## Exercise instructions:
Below are the records. List every line holding the word "this".

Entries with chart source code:
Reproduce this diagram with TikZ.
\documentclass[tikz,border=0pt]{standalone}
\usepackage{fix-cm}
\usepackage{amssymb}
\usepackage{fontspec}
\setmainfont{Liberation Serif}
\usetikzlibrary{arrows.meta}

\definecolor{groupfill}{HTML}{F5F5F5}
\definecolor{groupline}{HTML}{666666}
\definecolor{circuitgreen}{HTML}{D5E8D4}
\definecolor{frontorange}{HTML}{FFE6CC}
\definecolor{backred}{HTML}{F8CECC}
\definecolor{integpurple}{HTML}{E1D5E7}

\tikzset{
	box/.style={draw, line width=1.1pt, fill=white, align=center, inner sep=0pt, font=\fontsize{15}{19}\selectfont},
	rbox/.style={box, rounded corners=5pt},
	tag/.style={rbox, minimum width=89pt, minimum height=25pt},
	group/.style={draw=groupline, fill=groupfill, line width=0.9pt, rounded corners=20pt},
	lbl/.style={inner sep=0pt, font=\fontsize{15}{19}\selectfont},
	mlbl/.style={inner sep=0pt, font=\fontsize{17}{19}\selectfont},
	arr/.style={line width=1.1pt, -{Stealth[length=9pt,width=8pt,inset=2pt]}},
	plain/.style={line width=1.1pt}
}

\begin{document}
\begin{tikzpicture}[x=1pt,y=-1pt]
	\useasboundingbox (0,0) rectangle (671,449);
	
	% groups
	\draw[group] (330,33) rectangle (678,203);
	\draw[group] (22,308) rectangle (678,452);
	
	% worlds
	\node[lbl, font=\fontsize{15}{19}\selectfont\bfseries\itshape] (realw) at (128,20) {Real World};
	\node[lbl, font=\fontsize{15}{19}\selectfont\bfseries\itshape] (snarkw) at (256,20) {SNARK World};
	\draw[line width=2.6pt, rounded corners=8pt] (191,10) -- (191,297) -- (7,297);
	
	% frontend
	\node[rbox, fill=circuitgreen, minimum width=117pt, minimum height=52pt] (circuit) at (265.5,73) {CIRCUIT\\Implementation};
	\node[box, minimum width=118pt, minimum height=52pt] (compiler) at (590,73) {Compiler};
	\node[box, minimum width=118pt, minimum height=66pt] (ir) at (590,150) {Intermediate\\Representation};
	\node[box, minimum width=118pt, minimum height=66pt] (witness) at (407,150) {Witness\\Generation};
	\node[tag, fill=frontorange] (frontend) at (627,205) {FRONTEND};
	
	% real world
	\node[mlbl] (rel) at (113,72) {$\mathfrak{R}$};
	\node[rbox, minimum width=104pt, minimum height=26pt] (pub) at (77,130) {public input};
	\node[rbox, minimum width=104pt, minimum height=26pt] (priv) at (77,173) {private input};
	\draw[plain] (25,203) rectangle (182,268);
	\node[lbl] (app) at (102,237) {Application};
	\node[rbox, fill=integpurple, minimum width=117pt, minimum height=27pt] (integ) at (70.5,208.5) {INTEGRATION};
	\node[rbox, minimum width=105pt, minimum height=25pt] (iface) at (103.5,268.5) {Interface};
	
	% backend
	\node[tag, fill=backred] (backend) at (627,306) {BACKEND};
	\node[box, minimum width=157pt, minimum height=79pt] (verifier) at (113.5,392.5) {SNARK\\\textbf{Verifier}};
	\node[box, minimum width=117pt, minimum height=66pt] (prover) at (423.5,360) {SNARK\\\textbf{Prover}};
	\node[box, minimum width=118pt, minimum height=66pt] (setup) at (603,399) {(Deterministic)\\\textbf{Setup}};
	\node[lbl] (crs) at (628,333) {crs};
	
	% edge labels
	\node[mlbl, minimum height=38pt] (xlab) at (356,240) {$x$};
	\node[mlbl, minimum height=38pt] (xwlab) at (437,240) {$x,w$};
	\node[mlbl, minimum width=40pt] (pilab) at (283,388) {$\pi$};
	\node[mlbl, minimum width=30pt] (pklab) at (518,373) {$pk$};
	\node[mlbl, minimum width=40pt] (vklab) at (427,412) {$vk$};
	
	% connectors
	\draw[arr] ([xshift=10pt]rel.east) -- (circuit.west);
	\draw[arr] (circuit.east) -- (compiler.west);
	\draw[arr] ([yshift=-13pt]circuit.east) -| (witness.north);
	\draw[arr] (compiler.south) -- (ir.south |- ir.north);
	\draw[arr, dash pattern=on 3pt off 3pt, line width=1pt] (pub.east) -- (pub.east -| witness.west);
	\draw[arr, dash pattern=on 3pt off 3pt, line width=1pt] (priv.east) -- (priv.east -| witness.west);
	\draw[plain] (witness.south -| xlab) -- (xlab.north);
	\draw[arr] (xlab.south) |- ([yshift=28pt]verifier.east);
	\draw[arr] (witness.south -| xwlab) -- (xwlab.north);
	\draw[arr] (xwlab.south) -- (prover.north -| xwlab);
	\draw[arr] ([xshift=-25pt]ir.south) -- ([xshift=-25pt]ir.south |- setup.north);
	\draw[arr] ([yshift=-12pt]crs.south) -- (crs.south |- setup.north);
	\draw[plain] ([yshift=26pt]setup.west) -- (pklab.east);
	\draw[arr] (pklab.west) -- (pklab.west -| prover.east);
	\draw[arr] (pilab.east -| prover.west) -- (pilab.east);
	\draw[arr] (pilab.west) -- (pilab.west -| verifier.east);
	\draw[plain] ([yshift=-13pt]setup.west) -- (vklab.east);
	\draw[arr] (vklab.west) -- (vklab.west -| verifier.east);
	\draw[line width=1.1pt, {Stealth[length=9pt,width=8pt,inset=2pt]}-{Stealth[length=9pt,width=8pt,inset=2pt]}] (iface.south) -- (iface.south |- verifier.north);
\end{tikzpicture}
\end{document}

...

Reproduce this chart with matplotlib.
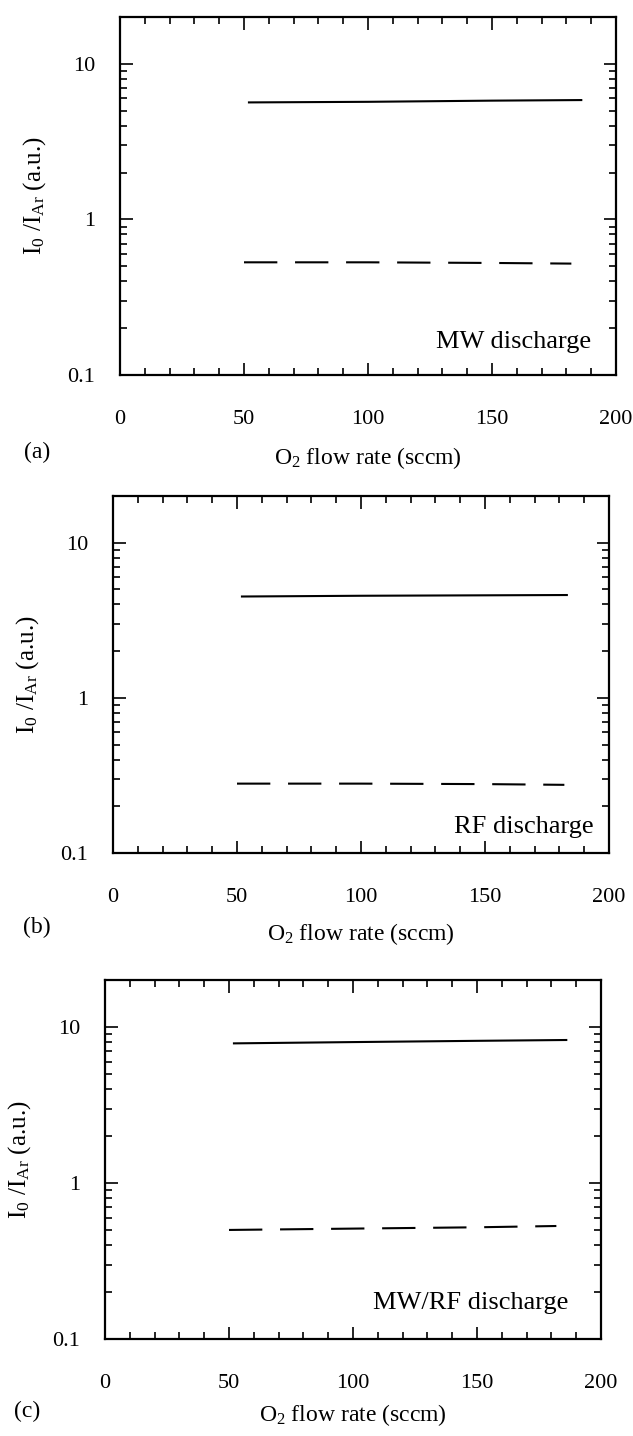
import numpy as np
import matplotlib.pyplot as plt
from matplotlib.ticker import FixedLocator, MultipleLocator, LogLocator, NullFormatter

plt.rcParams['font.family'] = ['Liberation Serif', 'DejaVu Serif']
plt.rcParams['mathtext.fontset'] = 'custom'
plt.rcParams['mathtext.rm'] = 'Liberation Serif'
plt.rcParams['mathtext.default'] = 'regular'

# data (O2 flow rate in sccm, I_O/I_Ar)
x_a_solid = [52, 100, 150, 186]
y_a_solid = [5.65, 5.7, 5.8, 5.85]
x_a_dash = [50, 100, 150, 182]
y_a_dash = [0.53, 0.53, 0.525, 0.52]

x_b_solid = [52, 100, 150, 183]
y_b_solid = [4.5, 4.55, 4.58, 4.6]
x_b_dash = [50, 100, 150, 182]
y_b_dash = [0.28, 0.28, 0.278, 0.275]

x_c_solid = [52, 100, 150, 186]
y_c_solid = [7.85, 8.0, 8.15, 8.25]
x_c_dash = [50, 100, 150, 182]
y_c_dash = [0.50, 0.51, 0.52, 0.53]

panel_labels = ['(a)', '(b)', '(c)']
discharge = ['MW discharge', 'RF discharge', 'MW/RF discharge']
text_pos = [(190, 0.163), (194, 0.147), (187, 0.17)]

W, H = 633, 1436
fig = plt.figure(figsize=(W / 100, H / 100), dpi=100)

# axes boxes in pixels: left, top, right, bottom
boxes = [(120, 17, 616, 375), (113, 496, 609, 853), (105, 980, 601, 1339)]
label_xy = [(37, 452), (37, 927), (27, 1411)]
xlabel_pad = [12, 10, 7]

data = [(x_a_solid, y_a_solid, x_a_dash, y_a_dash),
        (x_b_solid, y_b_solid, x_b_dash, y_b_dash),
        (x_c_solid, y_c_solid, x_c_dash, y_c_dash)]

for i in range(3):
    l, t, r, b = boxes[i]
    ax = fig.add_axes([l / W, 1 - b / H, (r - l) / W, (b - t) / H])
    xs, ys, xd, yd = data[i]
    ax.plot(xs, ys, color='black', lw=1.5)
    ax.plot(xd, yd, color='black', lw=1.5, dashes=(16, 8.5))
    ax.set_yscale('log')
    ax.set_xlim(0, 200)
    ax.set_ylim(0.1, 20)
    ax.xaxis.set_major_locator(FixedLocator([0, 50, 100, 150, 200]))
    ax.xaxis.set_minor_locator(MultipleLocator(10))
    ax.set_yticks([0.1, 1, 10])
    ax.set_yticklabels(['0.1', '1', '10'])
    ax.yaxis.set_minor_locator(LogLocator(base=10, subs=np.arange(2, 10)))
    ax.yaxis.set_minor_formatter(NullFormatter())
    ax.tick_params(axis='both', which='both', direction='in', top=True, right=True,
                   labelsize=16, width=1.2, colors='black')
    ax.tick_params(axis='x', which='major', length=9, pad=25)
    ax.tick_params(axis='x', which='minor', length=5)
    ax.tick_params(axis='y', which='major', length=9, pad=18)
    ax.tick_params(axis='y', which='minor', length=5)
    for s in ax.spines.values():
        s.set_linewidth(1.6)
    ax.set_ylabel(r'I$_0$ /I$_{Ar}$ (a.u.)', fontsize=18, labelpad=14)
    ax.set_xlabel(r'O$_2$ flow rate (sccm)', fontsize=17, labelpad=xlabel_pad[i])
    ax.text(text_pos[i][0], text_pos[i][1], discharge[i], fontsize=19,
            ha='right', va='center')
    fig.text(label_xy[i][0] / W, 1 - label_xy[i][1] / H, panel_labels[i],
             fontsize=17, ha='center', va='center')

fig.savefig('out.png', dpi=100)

## Exercise result:
Reproduce this diagram with TikZ.
Reproduce this chart with matplotlib.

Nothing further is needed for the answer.